Hassasiyet giderici diş macunları, şikayetleri azaltıyor
En genel, profesyonel olarak önerilen, hassas dişe yalnız uygulama kolaylığı sunan hassasiyet giderici diş macunları, potasyum tuzları içerenlerdir. Potasyum tuzları mine ve diş dentin dokusundan kolayca geçerek birkaç dakika içinde dişin canlı sinir dokusuna ulaşır. Çoğunlukla potasyum bazlı hassasiyet giderici diş macunları diş dokusunu korumak için flor içerir aynı zamanda bazıları da değişik tatlar, beyazlatma özelliği, tartar kontrolü ve karbonat içerikli olarak tüketiciye sunulur. Kinik girişimlerde hassasiyet giderici etkili diş macunları günde iki kere ve yaklaşık iki hafta kullanım sonucunda hassasiyetin azalmasını sağlamış ve daha büyük etkileri de düzenli kullanımıyla gözlenmiştir. Bu arada hasta, üreticinin tavsiyesine de uyarak günde iki defa ağız hijyen uygulamasının bir parçası olarak fırçalamayı sürdürmelidir. Hastalara sürekli kullandıkları diş macununa benzer özellikler taşıyan hassasiyet giderici edici diş macunları önerildiğinde başarı oranı yükselecektir.

Tedaviyi ertelemeyin
Diş hekimi tüm olasılıkları gözden geçirmeli, doğru bir teşhis ve tedavi planı oluşturmalı ve buna göre hassasiyete sebep ve engel olan tüm faktörleri işaret eden bir tedavi stratejisi belirlemelidir. Tedaviler, hasta tarafından evinde restorasyon yapılan dişe uygulanan medikal materyallerden, pulpa extirpasyonu (kanal tedavisi) ve mukogingival (diş eti ameliyatları) cerrahiye kadar uzanır.

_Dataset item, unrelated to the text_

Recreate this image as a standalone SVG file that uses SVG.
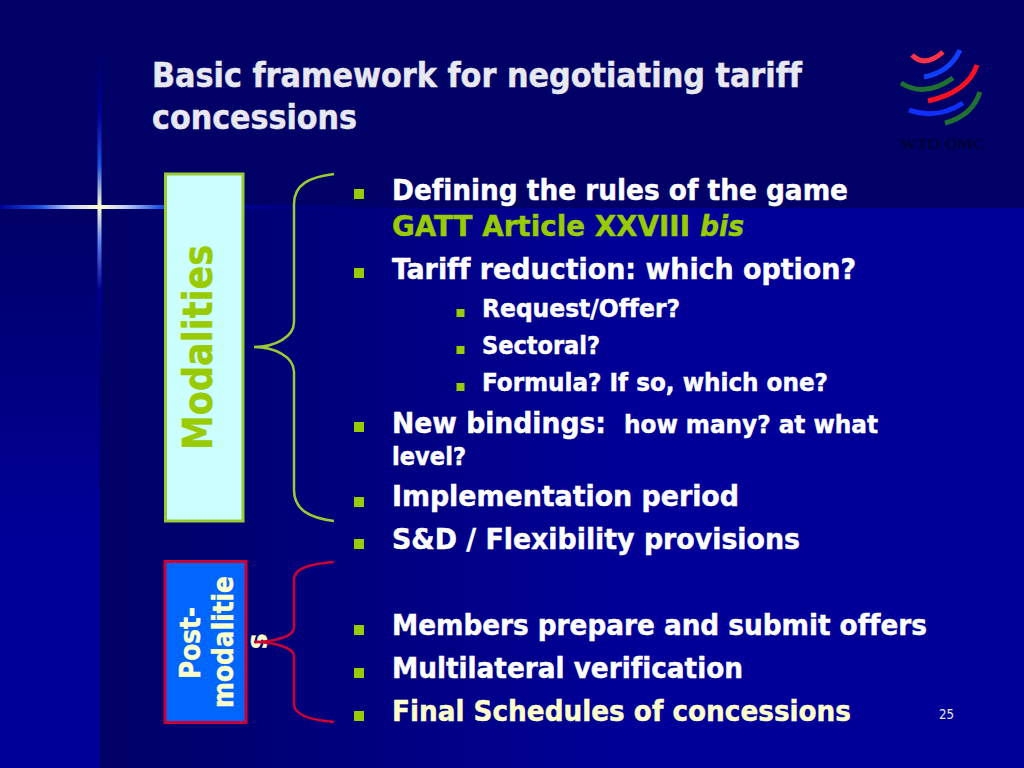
<svg xmlns="http://www.w3.org/2000/svg" width="1024" height="768" viewBox="0 0 1024 768">
<style>
text{font-family:"DejaVu Sans Condensed","DejaVu Sans","Noto Sans",sans-serif;font-weight:700;font-stretch:condensed;font-variant-ligatures:none;fill:#fff;stroke:#fff;stroke-width:.45px}
.t{font-size:33px;fill:#e8e8f0;stroke:#e8e8f0}
.b{font-size:29px}
.s{font-size:25px}
.g{fill:#99cc00;stroke:#99cc00}
.c{fill:#ffffcc;stroke:#ffffcc}
.bu{fill:#99cc00}
.gb{fill:none;stroke:#99cc33;stroke-width:2.5}
.rb{fill:none;stroke:#cc0033;stroke-width:2.5}
.lg{fill:none;stroke-width:5;stroke-linecap:butt}
</style>
<defs>
<linearGradient id="bl" x1="0" y1="208" x2="0" y2="540" gradientUnits="userSpaceOnUse"><stop offset="0" stop-color="#000066"/><stop offset="1" stop-color="#000099"/></linearGradient>
<linearGradient id="br" x1="100" y1="0" x2="650" y2="0" gradientUnits="userSpaceOnUse"><stop offset="0" stop-color="#000066"/><stop offset="1" stop-color="#000099"/></linearGradient>
<linearGradient id="h" x1="0" y1="0" x2="400" y2="0" gradientUnits="userSpaceOnUse"><stop offset="0" stop-color="#000099"/><stop offset="0.1" stop-color="#1a50e0"/><stop offset="0.175" stop-color="#c8d0f0"/><stop offset="0.2475" stop-color="#ffffd0"/><stop offset="0.31" stop-color="#c8d0f0"/><stop offset="0.4" stop-color="#1a50e0"/><stop offset="0.5" stop-color="#000099"/><stop offset="1" stop-color="#000099" stop-opacity="0"/></linearGradient>
<linearGradient id="v" x1="0" y1="50" x2="0" y2="370" gradientUnits="userSpaceOnUse"><stop offset="0" stop-color="#000099" stop-opacity="0"/><stop offset="0.2" stop-color="#000099"/><stop offset="0.36" stop-color="#1a50e0"/><stop offset="0.49" stop-color="#ffffd0"/><stop offset="0.6" stop-color="#5a80f0"/><stop offset="0.75" stop-color="#000099"/><stop offset="1" stop-color="#000099" stop-opacity="0"/></linearGradient>
</defs>
<g id="background">
<rect width="1024" height="768" fill="#000066"/>
<rect x="0" y="208" width="1024" height="560" fill="#000099"/>
<rect x="0" y="208" width="100" height="560" fill="url(#bl)"/>
<rect x="100" y="208" width="550" height="560" fill="url(#br)"/>
<rect x="0" y="205" width="400" height="4" fill="url(#h)"/>
<rect x="97.500" y="50" width="4" height="320" fill="url(#v)"/>
</g>
<g id="logo">
<path class="lg" stroke="#ff3344" d="M912,55Q925,68 943,52"/>
<path class="lg" stroke="#1040ff" d="M924,77Q950,72 960,50"/>
<path class="lg" stroke="#207030" d="M901,83Q925,98 953,78"/>
<path class="lg" stroke="#ff1020" d="M928,101Q968,92 977,65"/>
<path class="lg" stroke="#1030ff" d="M909,110Q937,120 963,103"/>
<path class="lg" stroke="#207030" d="M945,123Q972,116 980,92"/>
<text x="900" y="149" style="font-family:'Liberation Serif',serif;font-size:15.500px;fill:#000033;stroke:none" textLength="85" lengthAdjust="spacingAndGlyphs">WTO OMC</text>
</g>
<g id="title">
<text class="t" x="152" y="87" textLength="650" lengthAdjust="spacingAndGlyphs">Basic framework for negotiating tariff</text>
<text class="t" x="152" y="129" textLength="205" lengthAdjust="spacingAndGlyphs">concessions</text>
</g>
<g id="modalities">
<rect x="165.500" y="174" width="77.500" height="347" fill="#ccffff" stroke="#99cc33" stroke-width="3"/>
<text class="g" transform="translate(212,450) rotate(-90)" style="font-size:41px" textLength="205" lengthAdjust="spacingAndGlyphs">Modalities</text>
</g>
<g id="post-modalities">
<rect x="165" y="561.500" width="81" height="161" fill="#0066ff" stroke="#cc0033" stroke-width="3"/>
<text class="c" transform="translate(200,679) rotate(-90)" style="font-size:29px" textLength="72" lengthAdjust="spacingAndGlyphs">Post-</text>
<text class="c" transform="translate(233,708) rotate(-90)" style="font-size:29px" textLength="132" lengthAdjust="spacingAndGlyphs">modalitie</text>
<text class="c" transform="translate(267,649) rotate(-90)" style="font-size:29px">s</text>
</g>
<g id="connectors">
<path class="gb" d="M334,174C310,177 294,184 294,204V322C294,337 275,347 254,347C275,347 294,357 294,372V490C294,510 310,518 334,521"/>
<path class="rb" d="M334,562C310,564 294,568 294,580V628C294,636 275,642 254,642C275,642 294,648 294,656V704C294,715 310,720 334,722"/>
</g>
<g id="bullets" class="bu">
<rect x="354" y="189" width="10" height="10"/>
<rect x="354" y="268" width="10" height="10"/>
<rect x="456.500" y="309" width="8" height="8"/>
<rect x="456.500" y="346" width="8" height="8"/>
<rect x="456.500" y="383" width="8" height="8"/>
<rect x="354" y="422" width="10" height="10"/>
<rect x="354" y="497" width="10" height="10"/>
<rect x="354" y="539" width="10" height="10"/>
<rect x="354" y="625" width="10" height="10"/>
<rect x="354" y="668" width="10" height="10"/>
<rect x="354" y="711" width="10" height="10"/>
</g>
<g id="body">
<text class="b" x="392" y="200" textLength="456" lengthAdjust="spacingAndGlyphs">Defining the rules of the game</text>
<text class="b g" x="392" y="236" textLength="298" lengthAdjust="spacingAndGlyphs">GATT Article XXVIII</text>
<text class="b g" x="700" y="236" font-style="italic" textLength="44" lengthAdjust="spacingAndGlyphs">bis</text>
<text class="b" x="392" y="279" textLength="464" lengthAdjust="spacingAndGlyphs">Tariff reduction: which option?</text>
<text class="s" x="482" y="317" textLength="198" lengthAdjust="spacingAndGlyphs">Request/Offer?</text>
<text class="s" x="482" y="354" textLength="118" lengthAdjust="spacingAndGlyphs">Sectoral?</text>
<text class="s" x="482" y="391" textLength="346" lengthAdjust="spacingAndGlyphs">Formula? If so, which one?</text>
<text class="b" x="392" y="433" textLength="214" lengthAdjust="spacingAndGlyphs">New bindings:</text>
<text class="s" x="624" y="433" textLength="254" lengthAdjust="spacingAndGlyphs">how many? at what</text>
<text class="s" x="392" y="465" textLength="74" lengthAdjust="spacingAndGlyphs">level?</text>
<text class="b" x="392" y="506" textLength="347" lengthAdjust="spacingAndGlyphs">Implementation period</text>
<text class="b" x="392" y="549" textLength="408" lengthAdjust="spacingAndGlyphs">S&amp;D / Flexibility provisions</text>
<text class="b" x="392" y="635" textLength="535" lengthAdjust="spacingAndGlyphs">Members prepare and submit offers</text>
<text class="b" x="392" y="678" textLength="351" lengthAdjust="spacingAndGlyphs">Multilateral verification</text>
<text class="b c" x="392" y="721" textLength="459" lengthAdjust="spacingAndGlyphs">Final Schedules of concessions</text>
<text x="939" y="719" style="font-size:14px;font-weight:400;fill:#e8e8f0;stroke:none" textLength="15" lengthAdjust="spacingAndGlyphs">25</text>
</g>
</svg>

Hassasiyetin sıklığı ve şekli, tedavi seçenekleri arasındaki seçimi belirler. Restorasyon yapılmamış veya açık bir sorun patoloji bulunmayan kişilerde dişlerin kronik hassasiyet şikayeti çoğunlukla beklenmedik ve araştırılmaya muhtaç durumları işaret eder.

Diş dolguları sonrası görülen hassasiyet klinik olarak 2 hafta ile 8 hafta arası takip edilir. Hekim tarafından uygun görülürse bu süre beklenmeden de dolgular yenilenebilir.

Diş beyazlatması sırasında diş hassasiyetini engellemesi için uygulanan %5'lik potasyum nitrat flor jeli (diş macunu) gibi hassasiyet giderici materyaller oldukça etkili olmakta ve hastanın olay üzerindeki kontrolünü artırmaktadır.